大津 「早期からの緩和ケア」が相当すると思います。がんの場合であれば末期だけでなく、診断されたその時から緩和ケアを受けることを厚労省が第2期「がん対策推進基本計画」から推奨しています。

 患者さんやご家族は診断されただけでも精神的・心理的な苦痛を抱えることになりますし、心の負担でQOL(生活の質)は大きく下がってしまい、治療の選択もうまくできないかもしれません。それで、がんのステージに関わらず治療の早い段階で心の苦痛を和らげ、患者さんやご家族が病気にうまく対応するために様々な支援を行う「早期からの緩和ケア」が必要になります。そこでACP、意思決定支援、病気に対する理解を深めるサポートができます。

 直面する当事者は「早く決めないと死んでしまうのでは」と焦りますし、どの順番で決めていけばいいのか混乱します。「早期からの緩和ケア」で相談してもらえれば、状況の補足説明、心身の問題のマネジメント法や考え方の情報提供、早く決めるべきものや多少は保留してもいいものなど医学的な助言もできます。それらを通して十分考える時間を持てたら、もし残念な結果になったとしても悔いが違ってくると思います。

(参考:がん対策推進基本計画
https://www.mhlw.go.jp/stf/seisakunitsuite/bunya/0000183313.html

大津秀一医師(撮影:URARA)

――本人や関係者が納得感を得ることができるわけですね。主治医を信頼していないわけじゃないけれど、医者-患者という関係性ではない「専門家の意見」を聞きたかったという話も聞きます。

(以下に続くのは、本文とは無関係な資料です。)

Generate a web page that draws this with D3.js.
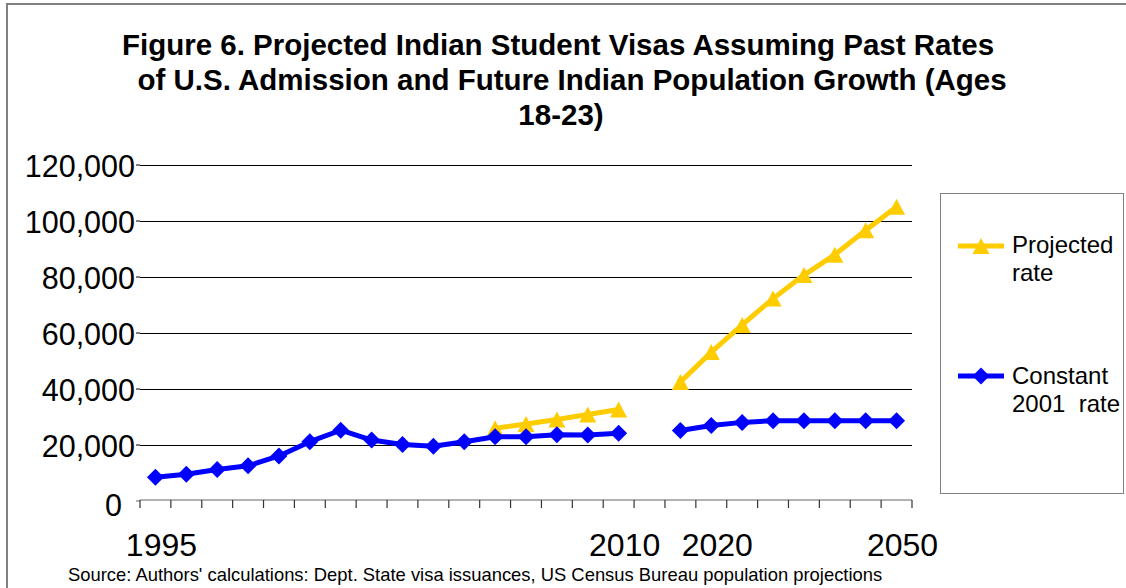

大津 おそらく負担を分かちあってほしいという気持ちの一つで、選択するプロセスを共有してほしいということではないでしょうか。実際に私のクリニックでもその目的で受診される方がいらっしゃいますし、意思決定支援をするのは緩和ケアの役割のひとつです。私が診ている患者さんは、たいてい正しく合った判断をされていることが多いのですが、それでも一人で決めることが苦しいのですね。その時に専門家として「ばっちりですよ」と助言すると、自分の決断に自信をもって治療を受けるなど、安心して生きていくことができるのだろうと思います。

 緩和ケア自体が終末期のものというイメージが強いですし、辛い症状を和らげるだけの治療だと思われていますが、実際は治療の情報提供、病気の理解、選択することへの支援なども幅の広いケアで、患者さんをあらゆる手段でサポートするものですから、決められないで苦しい時にも利用していただきたいです。